Step 4: Executing the Backup

  1. Review the configured backup options to ensure they align with your requirements.
  2. Click the “OK” button to initiate the backup process.
  3. Monitor the progress of the backup operation in the “Progress” window, which displays the status, completion percentage, and any error messages.

Step 5: Verifying the Backup

  1. After the backup process is complete, it is essential to verify the backup’s integrity.
  2. Right-click on the database you backed up and select “Tasks” > “Restore” > “Database.”
  3. In the “Restore Database” window, select the backup file you created and click on the “Verify backup media” checkbox.
  4. Click the “OK” button to initiate the verification process. Monitor the progress and ensure that the backup file passes the verification without any errors.

By following these step-by-step instructions, you can perform a database backup using SQL Server Management Studio effectively. Remember to review the backup options carefully and verify the backup’s integrity to ensure its reliability. In the next section, we will discuss post-backup actions and best practices to further enhance your database backup strategy.

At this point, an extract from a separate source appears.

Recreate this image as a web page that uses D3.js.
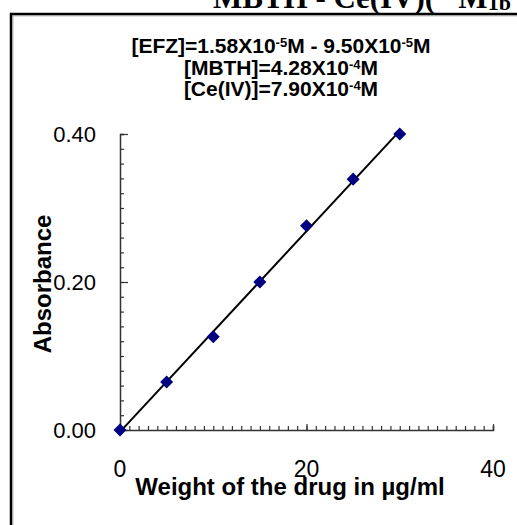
<!DOCTYPE html>
<html>
<head>
<meta charset="utf-8">
<script src="https://cdn.jsdelivr.net/npm/d3@7"></script>
<style>
  body { margin: 0; background: #fff; }
  svg { display: block; }
</style>
</head>
<body>
<svg id="chart" width="517" height="525"></svg>
<script>
// data
const drugWeight = [0, 5, 10, 15, 20, 25, 30];          // µg/ml
const absorbance = [0, 0.065, 0.126, 0.200, 0.276, 0.339, 0.400];
const xTicks = [0, 20, 40];
const yTicks = [0.00, 0.20, 0.40];
const noteLines = [
  ["[EFZ]=1.58X10", "-5", "M - 9.50X10", "-5", "M"],
  ["[MBTH]=4.28X10", "-4", "M"],
  ["[Ce(IV)]=7.90X10", "-4", "M"]
];

const svg = d3.select("#chart");
const sans = "'Liberation Sans', Arial, sans-serif";

// frame of the surrounding figure panel (clipped by the window)
svg.append("path")
  .attr("d", "M11,530 V14 H530")
  .attr("fill", "none")
  .attr("stroke", "#000")
  .attr("stroke-width", 2.5);
svg.append("path")
  .attr("d", "M12.8,530 V15.8 H530")
  .attr("fill", "none")
  .attr("stroke", "#999")
  .attr("stroke-width", 1);

// clipped page heading above the frame
const head = svg.append("text")
  .attr("x", 213).attr("y", 8)
  .attr("font-family", "'Liberation Serif', 'Times New Roman', serif")
  .attr("font-weight", "bold")
  .attr("font-size", 31)
  .attr("fill", "#000");
head.append("tspan").text("MBTH - Ce(IV)(\u201D M");
head.append("tspan").attr("font-size", 22).attr("dy", 2).text("1b");

// scales
const x = d3.scaleLinear().domain([0, 40]).range([120, 493]);
const y = d3.scaleLinear().domain([0, 0.40]).range([430, 134]);

const axisColor = "#333";

// x axis with minor ticks pointing inward
const gx = svg.append("g").attr("transform", `translate(0,${y(0)})`);
gx.call(d3.axisTop(x).ticks(40).tickSize(4).tickFormat(""))
  .call(g => g.selectAll("line").attr("stroke", axisColor).attr("stroke-width", 1.2))
  .call(g => g.select(".domain").attr("stroke", axisColor).attr("stroke-width", 1.5));
gx.append("g")
  .call(d3.axisTop(x).tickValues(xTicks).tickSize(6).tickFormat(""))
  .call(g => g.selectAll("line").attr("stroke", axisColor).attr("stroke-width", 1.2))
  .call(g => g.select(".domain").remove());
gx.selectAll(".xlab")
  .data(xTicks)
  .join("text")
  .attr("class", "xlab")
  .attr("x", d => x(d))
  .attr("y", 47)
  .attr("text-anchor", "middle")
  .attr("font-family", sans)
  .attr("font-size", 23)
  .attr("fill", "#000")
  .text(d => d);

// y axis
const gy = svg.append("g").attr("transform", `translate(${x(0)},0)`);
gy.call(d3.axisRight(y).ticks(20).tickSize(4).tickFormat(""))
  .call(g => g.selectAll("line").attr("stroke", axisColor).attr("stroke-width", 1.2))
  .call(g => g.select(".domain").attr("stroke", axisColor).attr("stroke-width", 1.5));
gy.append("g")
  .call(d3.axisRight(y).tickValues(yTicks).tickSize(8).tickFormat(""))
  .call(g => g.selectAll("line").attr("stroke", axisColor).attr("stroke-width", 1.2))
  .call(g => g.select(".domain").remove());
gy.selectAll(".ylab")
  .data(yTicks)
  .join("text")
  .attr("class", "ylab")
  .attr("x", -24)
  .attr("y", d => y(d) + 8)
  .attr("text-anchor", "end")
  .attr("font-family", sans)
  .attr("font-size", 22)
  .attr("fill", "#000")
  .text(d => d.toFixed(2));

// axis titles
svg.append("text")
  .attr("x", 290).attr("y", 495)
  .attr("text-anchor", "middle")
  .attr("font-family", sans)
  .attr("font-weight", "bold")
  .attr("font-size", 24)
  .attr("fill", "#000")
  .text("Weight of the drug in µg/ml");

svg.append("text")
  .attr("transform", "translate(51,284) rotate(-90)")
  .attr("text-anchor", "middle")
  .attr("font-family", sans)
  .attr("font-weight", "bold")
  .attr("font-size", 24)
  .attr("fill", "#000")
  .text("Absorbance");

// concentration notes
noteLines.forEach((parts, i) => {
  const t = svg.append("text")
    .attr("x", 281).attr("y", 53 + i * 21.5)
    .attr("text-anchor", "middle")
    .attr("font-family", sans)
    .attr("font-weight", "bold")
    .attr("font-size", 21)
    .attr("fill", "#000");
  parts.forEach((p, j) => {
    const sup = j % 2 === 1;
    t.append("tspan")
      .attr("font-size", sup ? 13 : 21)
      .attr("dy", sup ? -6 : (j > 0 ? 6 : 0))
      .text(p);
  });
});

// least squares line
const pts = drugWeight.map((d, i) => ({ x: d, y: absorbance[i] }));
const mx = d3.mean(pts, d => d.x), my = d3.mean(pts, d => d.y);
const slope = d3.sum(pts, d => (d.x - mx) * (d.y - my)) / d3.sum(pts, d => (d.x - mx) ** 2);
const icpt = my - slope * mx;
const xr = d3.extent(drugWeight);
svg.append("line")
  .attr("x1", x(xr[0])).attr("y1", y(icpt + slope * xr[0]))
  .attr("x2", x(xr[1])).attr("y2", y(icpt + slope * xr[1]))
  .attr("stroke", "#000")
  .attr("stroke-width", 2);

// markers
svg.selectAll(".pt")
  .data(pts)
  .join("path")
  .attr("class", "pt")
  .attr("d", d3.symbol(d3.symbolSquare, 85))
  .attr("transform", d => `translate(${x(d.x)},${y(d.y)}) rotate(45)`)
  .attr("fill", "#000080");
</script>
</body>
</html>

Post-Backup Actions and Best Practices

After successfully backing up a database using SQL Server Management Studio (SSMS), there are several post-backup actions and best practices to consider. These steps will help ensure the integrity of the backup, provide a secure storage solution, and equip you with the knowledge to restore the backup when needed. Let’s explore these actions and best practices:

Verifying the Backup

  1. It is crucial to verify the backup to ensure its integrity and validity.
  2. Use the “RESTORE VERIFYONLY” command or the SSMS “Verify backup media” option to confirm that the backup file is not corrupted and can be restored successfully.
  3. If any issues are detected during the verification process, reattempt the backup or investigate and resolve the underlying problems.

Storing the Backup Safely

  1. Determine an appropriate storage solution for your backup files.
  2. Consider using a dedicated backup server, network-attached storage (NAS), or cloud storage to ensure data redundancy and disaster recovery capabilities.
  3. Implement security measures such as encryption and access controls to protect the backup files from unauthorized access.
  4. Regularly monitor the backup storage to ensure it has sufficient space and is functioning properly.

Restoring a Backup

  1. Familiarize yourself with the process of restoring a database backup using SSMS.
  2. Practice restoring backups in a test environment to ensure you are comfortable with the procedure and can quickly restore data when needed.
  3. Document the restoration process and keep it readily available for reference during emergencies.

Frequent Backup Mistakes to Avoid

  1. Neglecting to perform regular backups: Ensure that backups are scheduled and executed according to your backup strategy.
  2. Not testing backups: Regularly test the restoration process to verify the backups’ reliability and ensure they can be restored successfully.
  3. Not keeping multiple backup copies: Maintain multiple copies of backups in different locations to guard against data loss due to hardware failures or disasters.
  4. Not monitoring backup processes: Continuously monitor backup operations to identify and address any issues or failures promptly.
  5. Not considering retention policies: Define retention policies to determine how long backups should be retained and establish a rotation strategy accordingly.

By following these post-backup actions and best practices, you can enhance the effectiveness and reliability of your database backup strategy. Remember to regularly verify backups, securely store backup files, practice restoring backups, and avoid common backup mistakes. With a well-rounded approach to database backups, you can ensure the safety and availability of your critical data.